Ich kenne kein Bundesland, das ein vergleichbares Programm hat. Aber es gibt zum Beispiel das Netzwerk „Global Green and Healthy Hospitals“. Es geht darum, den ökologischen Fußabdruck von Krankenhäusern zu reduzieren. Aber auch Maßnahmen wie gesundes, regionales Essen oder die Förderung des Radfahrens – als Maßnahme zur Gesundheitsprävention für die Beschäftigten und gleichzeitig als Beitrag zum Klimaschutz – können dazugehören.

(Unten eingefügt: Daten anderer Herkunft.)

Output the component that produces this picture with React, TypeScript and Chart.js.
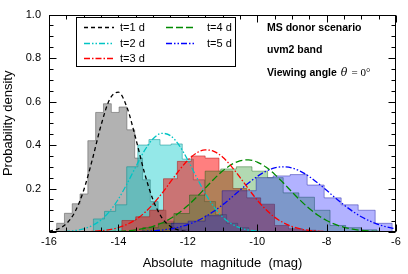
import React, { useEffect, useRef } from "react";
import { Chart, registerables } from "chart.js";
Chart.register(...registerables);

// ---------- data ----------
const magGrid = [
  -16, -15.75, -15.5, -15.25, -15, -14.75, -14.5, -14.25, -14, -13.75, -13.5,
  -13.25, -13, -12.75, -12.5, -12.25, -12, -11.75, -11.5, -11.25, -11, -10.75,
  -10.5, -10.25, -10, -9.75, -9.5, -9.25, -9, -8.75, -8.5, -8.25, -8, -7.75,
  -7.5, -7.25, -7, -6.75, -6.5, -6.25, -6,
];

const curveT1 = [
  0.0039, 0.0133, 0.0382, 0.0931, 0.192, 0.334, 0.491, 0.611, 0.643, 0.572, 0.43,
  0.273, 0.147, 0.0666, 0.0256, 0.0083, 0.0023, 0.0005, null, null, null, null,
  null, null, null, null, null, null, null, null, null, null, null, null,
  null, null, null, null, null, null, null,
];
const curveT2 = [
  0.0004, 0.0011, 0.0028, 0.0066, 0.0146, 0.0296, 0.0554, 0.0955, 0.1517, 0.2222, 0.3,
  0.374, 0.429, 0.454, 0.443, 0.399, 0.331, 0.253, 0.178, 0.116, 0.0695, 0.0384,
  0.0196, 0.0092, 0.004, 0.0016, 0.0006, null, null, null, null, null, null, null,
  null, null, null, null, null, null, null,
];
const curveT3 = [
  0.0, 0.0001, 0.0002, 0.0006, 0.0013, 0.0028, 0.0058, 0.0112, 0.0204, 0.0351, 0.0572,
  0.0882, 0.1285, 0.177, 0.2304, 0.2835, 0.33, 0.363, 0.3776, 0.3713, 0.3451, 0.3033,
  0.252, 0.198, 0.147, 0.1032, 0.0685, 0.043, 0.0255, 0.0143, 0.0076, 0.0038, 0.0018, 0.0008,
  0.0003, 0.0001, 0.0, 0.0, 0.0, 0.0, 0.0,
];
const curveT4 = [
  0.0, 0.0, 0.0, 0.0001, 0.0002, 0.0004, 0.0007, 0.0015, 0.0029, 0.0053, 0.0095,
  0.0162, 0.0264, 0.0413, 0.0618, 0.0887, 0.1217, 0.16, 0.2014, 0.2427, 0.2801, 0.3095,
  0.3274, 0.3317, 0.3218, 0.2989, 0.2658, 0.2264, 0.1846, 0.1442, 0.1078, 0.0772, 0.0529, 0.0347,
  0.0218, 0.0131, 0.0076, 0.0042, 0.0022, 0.0011, 0.0005,
];
const curveT5 = [
  0.0, 0.0, 0.0, 0.0, 0.0, 0.0001, 0.0001, 0.0003, 0.0005, 0.0009, 0.0017,
  0.003, 0.0053, 0.0089, 0.0145, 0.0227, 0.0343, 0.0499, 0.0702, 0.0952, 0.1246, 0.1573,
  0.1916, 0.2252, 0.2553, 0.2792, 0.2947, 0.3, 0.2947, 0.2792, 0.2553, 0.2252, 0.1916, 0.1573,
  0.1246, 0.0952, 0.0702, 0.0499, 0.0343, 0.0227, 0.0145,
];

// histogram bin edges and heights
const histT1Edges = [
  -15.78, -15.555, -15.33, -15.105, -14.88, -14.655, -14.43, -14.205, -13.98,
  -13.755, -13.53, -13.305, -13.08, -12.855, -12.63, -12.405, -12.18, -11.955,
];
const histT1Heights = [
  0.04, 0.086, 0.13, 0.175, 0.42, 0.55, 0.59, 0.55, 0.575, 0.47, 0.34, 0.24, 0.14,
  0.1, 0.05, 0.02, 0.01,
];
const histT2Edges = [
  -14.72, -14.4, -14.08, -13.76, -13.44, -13.12, -12.8, -12.48, -12.16, -11.84,
  -11.52, -11.2, -10.88, -10.56, -10.24,
];
const histT2Heights = [
  0.06, 0.095, 0.125, 0.3, 0.4, 0.425, 0.4, 0.405, 0.335, 0.24, 0.14, 0.08, 0.04, 0.02,
];
const histT3Edges = [
  -13.9, -13.5, -13.1, -12.7, -12.3, -11.9, -11.5, -11.1, -10.7, -10.3, -9.9, -9.5,
  -9.1, -8.7, -8.3,
];
const histT3Heights = [
  0.053, 0.07, 0.1, 0.245, 0.325, 0.35, 0.34, 0.28, 0.2, 0.157, 0.128, 0.03, 0.015, 0.008,
];
const histT4Edges = [
  -13.3, -12.85, -12.4, -11.95, -11.5, -11.05, -10.6, -10.15, -9.7, -9.25, -8.8,
  -8.35, -7.9, -7.45, -7.0, -6.55,
];
const histT4Heights = [
  0.02, 0.04, 0.085, 0.17, 0.28, 0.29, 0.3, 0.28, 0.25, 0.18, 0.16, 0.1, 0.03, 0.02, 0.01,
];
const histT5Edges = [
  -12.48, -11.99, -11.5, -11.01, -10.52, -10.03, -9.54, -9.05, -8.56, -8.07, -7.58,
  -7.09, -6.6, -6.11,
];
const histT5Heights = [
  0.04, 0.05, 0.075, 0.19, 0.19, 0.25, 0.258, 0.264, 0.216, 0.157, 0.125, 0.1, 0.04,
];

const legendLabels = ["t=1 d", "t=2 d", "t=3 d", "t=4 d", "t=5 d"];
const annotationLines = ["MS donor scenario", "uvm2 band", "Viewing angle"];
const xTitle = "Absolute  magnitude  (mag)";
const yTitle = "Probability density";

// ---------- styles ----------
const FONT = "'Liberation Sans', Arial, Helvetica, sans-serif";
const curveStyles = [
  { color: "#000000", dash: [4, 3] },
  { color: "#00c4c4", dash: [6, 2, 1.5, 2, 1.5, 2] },
  { color: "#ff0000", dash: [6, 2, 1.5, 2] },
  { color: "#008a00", dash: [7, 3] },
  { color: "#0000ff", dash: [6, 2, 1.5, 2, 1.5, 2] },
];
const histStyles = [
  { fill: "rgba(95,95,95,0.48)", edge: "rgba(90,90,90,0.55)" },
  { fill: "rgba(0,200,200,0.42)", edge: "rgba(0,140,140,0.5)" },
  { fill: "rgba(255,0,0,0.5)", edge: "rgba(170,0,0,0.45)" },
  { fill: "rgba(0,130,0,0.3)", edge: "rgba(0,90,0,0.4)" },
  { fill: "rgba(0,0,255,0.3)", edge: "rgba(0,0,150,0.4)" },
];

function stepData(edges: number[], heights: number[]) {
  const pts: { x: number; y: number }[] = [{ x: edges[0], y: 0 }];
  heights.forEach((h, i) => pts.push({ x: edges[i], y: h }));
  pts.push({ x: edges[edges.length - 1], y: 0 });
  return pts;
}

const decorPlugin = {
  id: "decor",
  afterDraw(chart: any) {
    const { ctx, chartArea: a, scales } = chart;
    const xs = scales.x;
    const ys = scales.y;
    ctx.save();
    ctx.strokeStyle = "#000";
    ctx.lineWidth = 1;
    const L = Math.round(a.left) + 0.5;
    const R = Math.round(a.right) - 0.5;
    const T = Math.round(a.top) + 0.5;
    const B = Math.round(a.bottom) - 0.5;
    // ticks (inward)
    ctx.beginPath();
    for (let k = 0; k <= 20; k++) {
      const v = -16 + k * 0.5;
      const px = Math.round(xs.getPixelForValue(v)) + 0.5;
      const len = k % 4 === 0 ? 7 : 4;
      ctx.moveTo(px, B);
      ctx.lineTo(px, B - len);
      ctx.moveTo(px, T);
      ctx.lineTo(px, T + len);
    }
    for (let k = 0; k <= 20; k++) {
      const v = k * 0.05;
      const py = Math.round(ys.getPixelForValue(v)) + 0.5;
      const len = k % 4 === 0 ? 7 : 4;
      ctx.moveTo(L, py);
      ctx.lineTo(L + len, py);
      ctx.moveTo(R, py);
      ctx.lineTo(R - len, py);
    }
    ctx.stroke();
    ctx.strokeRect(L, T, R - L, B - T);

    // legend box
    ctx.fillStyle = "#fff";
    ctx.fillRect(76.5, 17.5, 159, 49);
    ctx.strokeRect(76.5, 17.5, 159, 49);
    const rowsY = [27, 43, 58];
    ctx.font = `11px ${FONT}`;
    ctx.textBaseline = "middle";
    ctx.textAlign = "left";
    legendLabels.forEach((lab, i) => {
      const col = i < 3 ? 0 : 1;
      const row = i < 3 ? i : i - 3;
      const x0 = col === 0 ? 84 : 166;
      const y0 = rowsY[row] + 0.5;
      ctx.save();
      ctx.strokeStyle = curveStyles[i].color;
      ctx.lineWidth = 1.3;
      ctx.setLineDash(curveStyles[i].dash);
      ctx.beginPath();
      ctx.moveTo(x0, y0);
      ctx.lineTo(x0 + 30, y0);
      ctx.stroke();
      ctx.restore();
      ctx.fillStyle = "#000";
      ctx.fillText(lab, col === 0 ? 120 : 207, rowsY[row] + 0.5);
    });

    // annotations
    ctx.fillStyle = "#000";
    ctx.font = `bold 10.5px ${FONT}`;
    ctx.fillText(annotationLines[0], 267, 28);
    ctx.fillText(annotationLines[1], 267, 50);
    ctx.fillText(annotationLines[2], 267, 73);
    const w = ctx.measureText(annotationLines[2]).width;
    ctx.font = `italic 11px 'DejaVu Serif', 'Liberation Serif', serif`;
    ctx.fillText("θ", 267 + w + 4, 73);
    const wt = ctx.measureText("θ").width;
    ctx.font = `11px 'Liberation Serif', 'DejaVu Serif', serif`;
    ctx.fillText("= 0°", 267 + w + 4 + wt + 4, 73);

    // axis titles
    ctx.font = `13px ${FONT}`;
    ctx.textAlign = "center";
    ctx.fillText(xTitle, (a.left + a.right) / 2, 263);
    ctx.save();
    ctx.translate(8, (a.top + a.bottom) / 2);
    ctx.rotate(-Math.PI / 2);
    ctx.fillText(yTitle, 0, 0);
    ctx.restore();
    ctx.restore();
  },
};

export default function App() {
  const ref = useRef<HTMLCanvasElement>(null);
  useEffect(() => {
    document.body.style.margin = "0";
    const canvas = ref.current!;
    const curves = [curveT1, curveT2, curveT3, curveT4, curveT5];
    const hists = [
      [histT1Edges, histT1Heights],
      [histT2Edges, histT2Heights],
      [histT3Edges, histT3Heights],
      [histT4Edges, histT4Heights],
      [histT5Edges, histT5Heights],
    ];
    const curveDatasets = curves.map((c, i) => ({
      label: legendLabels[i],
      data: magGrid.map((x, j) => ({ x, y: c[j] })),
      borderColor: curveStyles[i].color,
      borderDash: curveStyles[i].dash,
      borderWidth: 1.3,
      pointRadius: 0,
      fill: false,
      cubicInterpolationMode: "monotone",
      spanGaps: false,
      order: 0,
    }));
    // later histograms are drawn on top of earlier ones
    const histDatasets = hists.map((h, i) => ({
      label: "hist " + legendLabels[i],
      data: stepData(h[0] as number[], h[1] as number[]),
      stepped: "before",
      fill: "origin",
      backgroundColor: histStyles[i].fill,
      borderColor: histStyles[i].edge,
      borderWidth: 1,
      pointRadius: 0,
      order: 10 - i,
    }));
    const chart = new Chart(canvas, {
      type: "line",
      data: { datasets: [...curveDatasets, ...histDatasets] as any },
      options: {
        animation: false,
        responsive: false,
        maintainAspectRatio: false,
        layout: { padding: { top: 8, right: 12, left: 0, bottom: 0 } },
        plugins: { legend: { display: false }, tooltip: { enabled: false } },
        scales: {
          x: {
            type: "linear",
            min: -16,
            max: -6,
            grid: { display: false, drawTicks: false },
            border: { display: false },
            ticks: {
              stepSize: 2,
              color: "#000",
              font: { family: FONT, size: 11 },
              padding: 3,
              maxRotation: 0,
            },
            afterFit: (s: any) => {
              s.height = 42;
            },
          },
          y: {
            min: 0,
            max: 1,
            grid: { display: false, drawTicks: false },
            border: { display: false },
            ticks: {
              stepSize: 0.2,
              color: "#000",
              font: { family: FONT, size: 11 },
              padding: 8,
              callback: (v: any) => (Math.abs(v) < 1e-9 ? "" : Number(v).toFixed(1)),
            },
            afterFit: (s: any) => {
              s.width = 49;
            },
          },
        },
      } as any,
      plugins: [decorPlugin],
    });
    return () => chart.destroy();
  }, []);
  return (
    <div style={{ width: 408, height: 274 }}>
      <canvas ref={ref} width={408} height={274} style={{ display: "block", width: 408, height: 274 }} />
    </div>
  );
}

Was unternimmt die Bundesregierung?
Das Bundesumweltministerium hat seit 2014 ein Programm namens KLIK – Klimaschutz in der Klinik. Darüber werden unter anderem Klimaschutz-Managerinnen und Manager bezahlt. In Berlin sind mehr 20 von ihnen im Einsatz.
Was ist ihre Aufgabe?
Sie schauen, was sich konkret in jedem Krankenhaus für den Klimaschutz verbessern lässt und sollen auch Maßnahmen planen und umsetzen.
Gibt es noch keine solche Bestandsaufnahme?
Bisher existiert kein gemeinsamer Sachstand, weil es in diesem Bereich bei den Verantwortlichkeiten und der Finanzierung eine Lücke gab. Land und Krankenhäuser werden nun gemeinsam diesen Weg gehen.
Ist dem Gesundheitssystem geholfen, wenn man Klimaschutz nur in Krankenhäusern forciert?
Die Hitzetage nehmen zu und sind eine reale Gefahr für die Gesundheit. Sie können lebensbedrohlich sein. Konsequenter Klimaschutz in allen Bereichen ist Gesundheitsschutz. Es muss klar über das Krankenhaus hinaus immer darum gehen, die beste gesundheitliche Versorgung der Menschen zu erreichen. Dazu müssen wir Prävention und ambulante Versorgung mit den Krankenhäusern stärker verzahnen. Denn wenn wir ehrlich sind, brauchen viele Menschen kein Krankenhaus, sondern eine Anleitung, um gesund zu bleiben.
Warum ist das so?
Finanzielle Anreize für Prävention und die Verzahnung des stationären mit dem ambulanten Bereich sind kaum oder gar nicht vorhanden. Angesichts der Pflegekrise brauchen wir dringend eine Debatte auf Bundesebene darüber, wie wir das Gesundheitssystem neu, stärker vom Menschen her gedacht, aufstellen. Berlin wird seine Stellung mit der Charité und Vivantes als den beiden größten Klinikkonzernen Deutschlands dafür einsetzen.
Die zunehmende Hitze trifft nicht alle Berliner gleich hart. Wie bekommt man sozial gerechte gesundheitliche Prävention in Zeiten des Klimawandels hin?
Der Umweltatlas für Berlin zeigt, dass dort, wo die Mieten besonders günstig sind, häufig versiegelte und wenige begrünte Flächen vorherrschen. Die gefühlten Temperaturen sind in diesen Bereichen deutlich höher. Das heißt nichts anderes, als dass Menschen, die nicht viel Geld für Wohnen ausgeben können, in Gebieten mit einem erhöhten gesundheitlichen Risiko leben – durch Hitze, Straßenverkehr und die damit zusammenhängende Feinstaubbelastung. Wir Grünen wollen zum Beispiel die Grünflächen in solchen Gebieten ausweiten.
Wie soll das gehen angesichts einer zunehmenden Verdichtung von Arealen für Wohnungsneubau?
Wir haben einen Grünflächen-Ankauf-Fond aufgestellt und jetzt noch einmal erhöht. Von dem Geld erwerben wir strategisch Brachflächen und machen sie zu Parks. Wir haben 30 Millionen Euro in den Haushalt eingestellt, um Durchgangsverkehr aus bestimmten Kiezen herauszuhalten. Mit Kiezblocks, mehr schattigen Plätzen zum Verweilen im öffentlichen Raum und einer flächendeckenden Versorgung mit Trinkbrunnen wollen wir lebenswerte Kieze für alle schaffen.